- [Exercise objective]:
Extract the lines from the start through the line that holds "3.6, 2.9, 2.9];", both included, omitting all images.

- - -

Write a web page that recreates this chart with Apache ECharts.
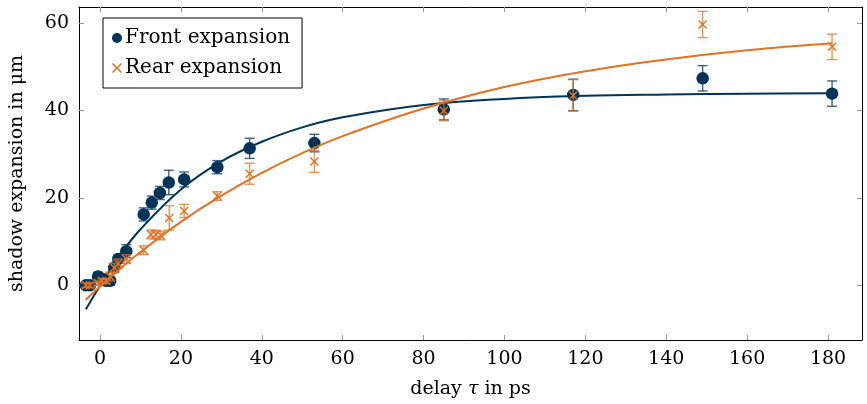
<!DOCTYPE html>
<html>
<head>
<meta charset="utf-8">
<script src="https://cdn.jsdelivr.net/npm/echarts@6/dist/echarts.min.js"></script>
<style>html,body{margin:0;padding:0;background:#fff;}#c{width:867px;height:404px;}</style>
</head>
<body>
<div id="c"></div>
<script>
// ---- data ----
const frontX   = [-3.5, -2.5, -0.5, 0.5, 1.5, 2.5, 3.5, 4.5, 6.5, 10.8, 12.8, 14.8, 17.0, 20.8, 29.0, 37.0, 53.0, 85.0, 117.0, 149.0, 181.0];
const frontY   = [0, 0, 2, 1.5, 1, 1, 4, 6, 7.8, 16.2, 18.9, 21.1, 23.5, 24.2, 27.0, 31.3, 32.5, 40.2, 43.5, 47.3, 43.8];
const frontErr = [0.5, 0.5, 1, 1, 1, 1, 1, 1, 1.5, 1.5, 1.5, 1.5, 2.8, 1.7, 1.5, 2.3, 2.0, 2.4, 3.6, 2.9, 2.9];

const rearX   = [-3.5, -2.5, -0.5, 0.5, 1.5, 2.5, 3.5, 4.5, 6.5, 10.8, 12.6, 13.8, 15.0, 17.1, 20.8, 29.0, 37.0, 53.0, 85.0, 117.0, 149.0, 181.0];
const rearY   = [0, 0, 0.5, 1, 1, 2, 4, 5, 6, 8.0, 11.6, 11.6, 11.4, 15.4, 17.0, 20.4, 25.5, 28.3, 39.9, 43.4, 59.6, 54.5];
const rearErr = [0.5, 0.5, 0.5, 0.5, 0.5, 1, 1, 1, 1, 1, 1, 1, 1, 2.8, 1.5, 1.0, 2.4, 2.5, 2.3, 3.6, 3.0, 2.9];

// fit curves
const fitX      = [-3.5, 0, 5, 10, 20, 30, 40, 50, 60, 80, 100, 120, 140, 160, 181];
const frontFitY = [-5.5, -0.1, 7.0, 12.8, 21.9, 28.3, 32.8, 36.1, 38.4, 41.2, 42.6, 43.3, 43.6, 43.8, 43.9];
const rearFitY  = [-3.3, -0.3, 3.8, 7.6, 14.5, 20.5, 25.7, 30.2, 34.1, 40.4, 45.3, 48.9, 51.6, 53.7, 55.3];

const xTicks = [0, 20, 40, 60, 80, 100, 120, 140, 160, 180];
const yTicks = [0, 20, 40, 60];

const xTitle = 'delay {i|τ} in ps';
const yTitle = 'shadow expansion in μm';
const frontName = 'Front expansion';
const rearName = 'Rear expansion';

// ---- styling ----
const NAVY = '#003359';
const ORANGE = '#E37222';
const FONT = 'DejaVu Serif';
const XPATH = 'path://M0,1.1L1.1,0L5,3.9L8.9,0L10,1.1L6.1,5L10,8.9L8.9,10L5,6.1L1.1,10L0,8.9L3.9,5Z';

const zip = (a, b) => a.map((v, i) => [v, b[i]]);
const errData = (xs, ys, es) => xs.map((v, i) => [v, ys[i] - es[i], ys[i] + es[i]]);

function errRender(color) {
  return function (params, api) {
    const x = api.value(0);
    const lo = api.coord([x, api.value(1)]);
    const hi = api.coord([x, api.value(2)]);
    const hw = 5;
    const style = { stroke: color, lineWidth: 1.4, opacity: 0.75 };
    return {
      type: 'group',
      children: [
        { type: 'line', shape: { x1: lo[0], y1: lo[1], x2: hi[0], y2: hi[1] }, style },
        { type: 'line', shape: { x1: lo[0] - hw, y1: lo[1], x2: lo[0] + hw, y2: lo[1] }, style },
        { type: 'line', shape: { x1: hi[0] - hw, y1: hi[1], x2: hi[0] + hw, y2: hi[1] }, style }
      ]
    };
  };
}

const axisCommon = {
  type: 'value',
  splitLine: { show: false },
  axisLine: { show: true, onZero: false, lineStyle: { color: '#000', width: 1 } },
  axisTick: { show: true, inside: true, length: 5, lineStyle: { color: '#999', width: 1 } }
};

const chart = echarts.init(document.getElementById('c'), null, { renderer: 'canvas' });
chart.setOption({
  animation: false,
  backgroundColor: '#fff',
  textStyle: { fontFamily: FONT },
  grid: { left: 78, right: 5, top: 7, bottom: 62, containLabel: false },
  legend: {
    data: [
      { name: frontName, icon: 'circle', itemStyle: { color: NAVY } },
      { name: rearName, icon: XPATH, itemStyle: { color: ORANGE } }
    ],
    orient: 'vertical',
    left: 103, top: 18,
    padding: [10, 12, 10, 9],
    itemGap: 10,
    itemWidth: 10, itemHeight: 10,
    borderColor: '#000', borderWidth: 1,
    backgroundColor: '#fff',
    textStyle: { fontFamily: FONT, fontSize: 20, lineHeight: 20, color: '#000', padding: [0, 0, 0, -2] }
  },
  xAxis: [
    Object.assign({}, axisCommon, {
      min: -5.2, max: 188.4, position: 'bottom',
      axisTick: Object.assign({}, axisCommon.axisTick, { customValues: xTicks }),
      axisLabel: { customValues: xTicks, color: '#000', fontFamily: FONT, fontSize: 19, margin: 10 },
      name: xTitle, nameLocation: 'middle', nameGap: 40,
      nameTextStyle: { fontFamily: FONT, fontSize: 19, color: '#000', rich: { i: { fontFamily: FONT, fontSize: 19, fontStyle: 'italic', color: '#000' } } }
    }),
    Object.assign({}, axisCommon, {
      min: -5.2, max: 188.4, position: 'top',
      axisTick: Object.assign({}, axisCommon.axisTick, { customValues: xTicks }),
      axisLabel: { show: false }
    })
  ],
  yAxis: [
    Object.assign({}, axisCommon, {
      min: -12.5, max: 63.6, position: 'left',
      axisTick: Object.assign({}, axisCommon.axisTick, { customValues: yTicks }),
      axisLabel: { customValues: yTicks, color: '#000', fontFamily: FONT, fontSize: 19, margin: 10 },
      name: yTitle, nameLocation: 'middle', nameGap: 52, nameRotate: 90,
      nameTextStyle: { fontFamily: FONT, fontSize: 19, color: '#000' }
    }),
    Object.assign({}, axisCommon, {
      min: -12.5, max: 63.6, position: 'right',
      axisTick: Object.assign({}, axisCommon.axisTick, { customValues: yTicks }),
      axisLabel: { show: false }
    })
  ],
  series: [
    { type: 'custom', name: 'frontErr', renderItem: errRender(NAVY), data: errData(frontX, frontY, frontErr), z: 2, encode: { x: 0, y: [1, 2] }, silent: true },
    { type: 'scatter', name: frontName, data: zip(frontX, frontY), symbol: 'circle', symbolSize: 12.5, itemStyle: { color: NAVY, opacity: 1 }, z: 3 },
    { type: 'line', name: 'frontFit', data: zip(fitX, frontFitY), smooth: 0.4, showSymbol: false, lineStyle: { color: NAVY, width: 2 }, z: 4, silent: true },
    { type: 'custom', name: 'rearErr', renderItem: errRender(ORANGE), data: errData(rearX, rearY, rearErr), z: 5, encode: { x: 0, y: [1, 2] }, silent: true },
    { type: 'scatter', name: rearName, data: zip(rearX, rearY), symbol: XPATH, symbolSize: 9, itemStyle: { color: ORANGE, opacity: 1 }, z: 6 },
    { type: 'line', name: 'rearFit', data: zip(fitX, rearFitY), smooth: 0.4, showSymbol: false, lineStyle: { color: ORANGE, width: 2 }, z: 7, silent: true }
  ]
});
</script>
</body>
</html>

- - -

- [Solved exercise]:
Write a web page that recreates this chart with Apache ECharts.
<!DOCTYPE html>
<html>
<head>
<meta charset="utf-8">
<script src="https://cdn.jsdelivr.net/npm/echarts@6/dist/echarts.min.js"></script>
<style>html,body{margin:0;padding:0;background:#fff;}#c{width:867px;height:404px;}</style>
</head>
<body>
<div id="c"></div>
<script>
// ---- data ----
const frontX   = [-3.5, -2.5, -0.5, 0.5, 1.5, 2.5, 3.5, 4.5, 6.5, 10.8, 12.8, 14.8, 17.0, 20.8, 29.0, 37.0, 53.0, 85.0, 117.0, 149.0, 181.0];
const frontY   = [0, 0, 2, 1.5, 1, 1, 4, 6, 7.8, 16.2, 18.9, 21.1, 23.5, 24.2, 27.0, 31.3, 32.5, 40.2, 43.5, 47.3, 43.8];
const frontErr = [0.5, 0.5, 1, 1, 1, 1, 1, 1, 1.5, 1.5, 1.5, 1.5, 2.8, 1.7, 1.5, 2.3, 2.0, 2.4, 3.6, 2.9, 2.9];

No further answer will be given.